La delusione politica spinge le persone a cercare nuovi punti di riferimento, e movimento nati dal basso come la Gulabi Gang costituiscono una realtà ideale in cui elaborare una politica alternativa, con focus locale. Infatti, oggi numerose attiviste del gruppo sono nei Panchayati Raj, consigli per la gestione delle piccole comunità.

Tra le battaglie più importanti che il movimento femminista porta avanti ci sono: lotta ai matrimoni forzati infantili (aboliti nel 2006, ma tuttora praticati); violenze per dote e discriminazioni nel mondo del lavoro e dell’istruzione (il tasso di alfabetizzazione è del 54% per le donne, contro il 76% per gli uomini).

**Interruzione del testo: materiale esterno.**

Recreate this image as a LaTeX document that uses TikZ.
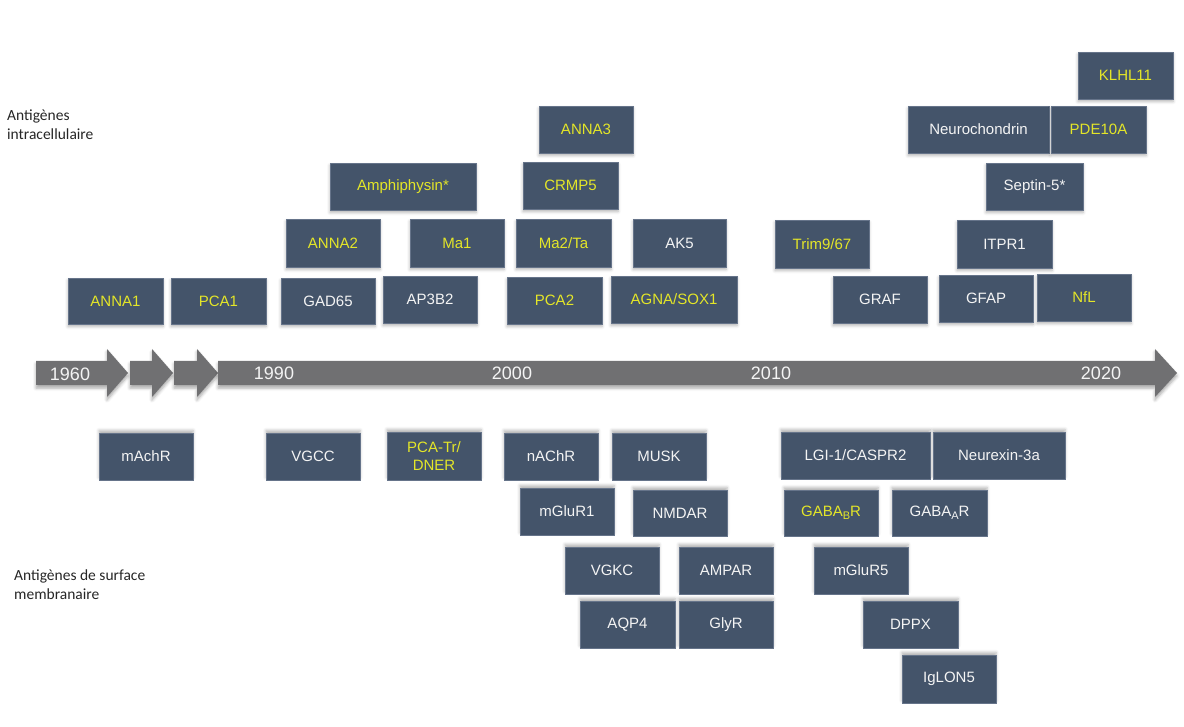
\documentclass[tikz,border=0pt]{standalone}
\usepackage{fontspec}
\setmainfont{Liberation Sans}
\newfontfamily\notefont{Carlito}
\usetikzlibrary{shadows.blur}

\definecolor{boxfill}{HTML}{44546A}
\definecolor{boxedge}{HTML}{66748A}
\definecolor{antiyel}{RGB}{228,230,40}
\definecolor{antiwht}{HTML}{F4F4F4}
\definecolor{axisgray}{HTML}{707072}
\definecolor{notegray}{HTML}{262626}

\tikzset{
  agbox/.style={fill=boxfill, draw=boxedge, line width=0.5pt, inner sep=0pt,
    font=\fontsize{15}{18}\selectfont, align=center},
  upper/.style={blur shadow={shadow xshift=0pt, shadow yshift=-2.5pt,
    shadow blur radius=3pt, shadow opacity=30}},
  lower/.style={blur shadow={shadow xshift=0pt, shadow yshift=2.5pt,
    shadow blur radius=3pt, shadow opacity=30}},
  yl/.style={text=antiyel},
  wh/.style={text=antiwht},
  yearlabel/.style={text=antiwht, font=\fontsize{18}{18}\selectfont, inner sep=0pt},
  sidenote/.style={text=notegray, font=\notefont\fontsize{15.5}{19}\selectfont,
    align=left, inner sep=0pt, anchor=base west},
  axisarrow/.style={fill=axisgray, blur shadow={shadow xshift=0pt, shadow yshift=-3pt,
    shadow blur radius=3pt, shadow opacity=35}}
}

% antigen box from its corner coordinates: name, style, x1, y1, x2, y2, text
\newcommand\agnode[7]{%
  \pgfmathsetmacro\agw{#5-#3}\pgfmathsetmacro\agh{#6-#4}%
  \node[agbox,#2,minimum width=\agw pt,minimum height=\agh pt] (#1)
    at ({(#3+#5)/2},{(#4+#6)/2}) {#7};}
\newcommand\subgaba[1]{\raisebox{-3pt}{\fontsize{11}{11}\selectfont #1}}

\begin{document}
\begin{tikzpicture}[x=1pt, y=-1pt]
\useasboundingbox (0,0) rectangle (1184,727);

% time axis: three short chevrons and the long arrow
\path[axisarrow] (36,361) -- (107,361) -- (107,349) -- (128,373) -- (107,397) -- (107,385) -- (36,385) -- cycle;
\path[axisarrow] (130,361) -- (152,361) -- (152,349) -- (173,373) -- (152,397) -- (152,385) -- (130,385) -- cycle;
\path[axisarrow] (174,361) -- (197,361) -- (197,349) -- (218,373) -- (197,397) -- (197,385) -- (174,385) -- cycle;
\path[axisarrow] (218,361) -- (1155,361) -- (1155,349) -- (1177,373) -- (1155,397) -- (1155,385) -- (218,385) -- cycle;

\node[yearlabel] (y1960) at (70,374) {1960};
\node[yearlabel] (y1990) at (274,373) {1990};
\node[yearlabel] (y2000) at (512,373) {2000};
\node[yearlabel] (y2010) at (771,373) {2010};
\node[yearlabel] (y2020) at (1101,373) {2020};

% side notes (base anchor sits on the last line)
\node[sidenote] (intra) at (7,140) {Antigènes\\intracellulaire};
\node[sidenote] (surf) at (14,599) {Antigènes de surface\\membranaire};

% intracellular antigens
\agnode{anna1}{upper,yl}{68}{278}{163}{324}{ANNA1}
\agnode{pca1}{upper,yl}{171}{278}{266}{324}{PCA1}
\agnode{gad65}{upper,wh}{281}{278}{375}{324}{GAD65}
\agnode{ap3b2}{upper,wh}{383}{276}{477}{323}{AP3B2}
\agnode{anna2}{upper,yl}{286}{219}{380}{267}{ANNA2}
\agnode{ma1}{upper,yl}{410}{219}{504}{267}{Ma1}
\agnode{amph}{upper,yl}{330}{163}{476}{210}{Amphiphysin*}
\agnode{anna3}{upper,yl}{539}{106}{633}{153}{ANNA3}
\agnode{crmp5}{upper,yl}{523}{162}{618}{209}{CRMP5}
\agnode{ma2}{upper,yl}{516}{219}{611}{267}{Ma2/Ta}
\agnode{ak5}{upper,wh}{633}{219}{726}{267}{AK5}
\agnode{pca2}{upper,yl}{507}{277}{602}{324}{PCA2}
\agnode{agna}{upper,yl}{611}{276}{737}{323}{AGNA/SOX1}
\agnode{trim}{upper,yl}{775}{220}{869}{268}{Trim9/67}
\agnode{graf}{upper,wh}{833}{276}{927}{323}{GRAF}
\agnode{klhl11}{upper,yl}{1078}{52}{1173}{99}{KLHL11}
\agnode{neuroch}{upper,wh}{908}{106}{1049}{153}{Neurochondrin}
\agnode{pde10a}{upper,yl}{1051}{106}{1146}{153}{PDE10A}
\agnode{septin}{upper,wh}{986}{163}{1083}{210}{Septin-5*}
\agnode{itpr1}{upper,wh}{957}{220}{1052}{268}{ITPR1}
\agnode{gfap}{upper,wh}{939}{275}{1033}{322}{GFAP}
\agnode{nfl}{upper,yl}{1037}{274}{1131}{321}{NfL}

% surface membrane antigens
\agnode{machr}{lower,wh}{99}{433}{193}{480}{mAchR}
\agnode{vgcc}{lower,wh}{266}{433}{360}{480}{VGCC}
\agnode{dner}{lower,yl}{387}{432}{481}{480}{PCA-Tr/\\DNER}
\agnode{nachr}{lower,wh}{504}{433}{598}{480}{nAChR}
\agnode{musk}{lower,wh}{612}{433}{706}{480}{MUSK}
\agnode{mglur1}{lower,wh}{520}{488}{614}{535}{mGluR1}
\agnode{nmdar}{lower,wh}{633}{490}{727}{536}{NMDAR}
\agnode{vgkc}{lower,wh}{565}{547}{659}{594}{VGKC}
\agnode{ampar}{lower,wh}{679}{547}{773}{594}{AMPAR}
\agnode{aqp4}{lower,wh}{580}{601}{675}{648}{AQP4}
\agnode{glyr}{lower,wh}{679}{601}{773}{648}{GlyR}
\agnode{lgi1}{lower,wh}{781}{432}{930}{479}{LGI-1/CASPR2}
\agnode{neurexin}{lower,wh}{933}{432}{1065}{479}{Neurexin-3a}
\agnode{gabab}{lower,yl}{784}{490}{878}{536}{GABA\subgaba{B}R}
\agnode{gabaa}{lower,wh}{892}{490}{987}{536}{GABA\subgaba{A}R}
\agnode{mglur5}{lower,wh}{814}{547}{908}{594}{mGluR5}
\agnode{dppx}{lower,wh}{863}{601}{958}{648}{DPPX}
\agnode{iglon5}{lower,wh}{902}{655}{996}{703}{IgLON5}
\end{tikzpicture}
\end{document}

Inoltre, adesso si avverte sempre più l’urgenza di maggior coinvolgimento e sensibilizzazione della componente maschile, per ampliare ancora di più la base di consensi e riuscire a compiere una trasformazione radicale nella società indiana.

L’onda rosa in India dimostra come sia necessario mantenere l’indipendenza dagli organi politici tradizionali se si vuole operare un vero e proprio cambiamento. Silvia Federici ha evidenziato in molte opere come il femminismo occidentale abbia subito un contraccolpo nel momento in cui è stato istituzionalizzato in organi internazionali, causando una perdita di identità e di focus, operando con un approccio generale laddove se ne necessita uno più specifico.

Ogni contesto ha i suoi problemi, le sue esigenze, e richiede precise pratiche trasformative per ottenere un cambiamento. Solo chi vive queste problematiche in prima persona riesce anche a individuare le leve che permetteranno di sollevare il peso di antiche abitudini discriminanti consolidatesi per secoli in una società. La particolarità della Gulabi Gang va oltre il semplice “femminismo violento” come alcuni l’hanno definita, rappresentando invece una precisa presa di coscienza collettiva che dal basso sta dando una spinta fondamentale verso un cambiamento radicale.